Cherry Trees Adorn Ohio & Erie Towpath through Downtown Akron


Japanese Association of Northeast Ohio contributes $26,000

City of Akron Press Release
From the desk of stephanie york
Published: 05-05-2015

             A total of 471 Cherry trees have been planted along the Ohio & Erie Canal Towpath from North Street south (through downtown) to Russel Avenue thanks to a $26,000 donation received since 2012 from the Japanese Association of Northeast Ohio (JANO), and supplemented with contributions from the City of Akron.  To date, JANO funded a total of 104 trees at the cost of $26,000.  These contributions were made to accomplish the objective of JANO Environmental Improvement Program supported by Mitsui Fund. The City of Akron augmented this effort by adding 367 Cherry trees along the towpath. 

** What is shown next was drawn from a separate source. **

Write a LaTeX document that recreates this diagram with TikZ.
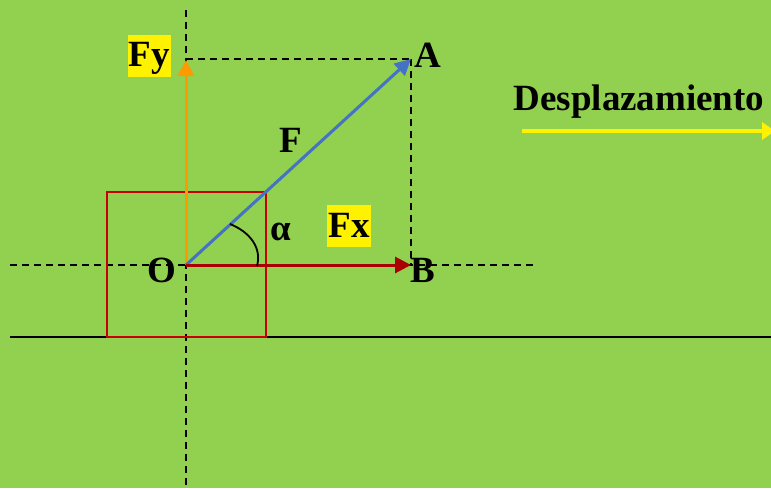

In 2011, the City of Akron planted the first phase of the fragrant and pink-blossomed cherry trees along the Ohio & Erie Canal Towpath through Downtown Akron.  In 2012, 340 additional cherry trees were planted through a cooperative agreement with JANO, which donated $1,000 to help the city kick off the project and pay for the plantings.

            All this beautification stems from the Mayor’s year as president of the U.S. Conference of Mayors (2004-05) and his trips to Hiroshima and Tokyo.  During his tenure as President, Plusquellic was tapped by the Mayor of Hiroshima to be the International Vice President of “Mayors for Peace,” which seeks a commitment from major nations not to target cities for nuclear attack, and also promotes the Program to Promote the Solidarity of Cities towards the Total Abolition of Nuclear Weapons.  This Program offers cities a way to transcend national borders and work together to press for nuclear abolition.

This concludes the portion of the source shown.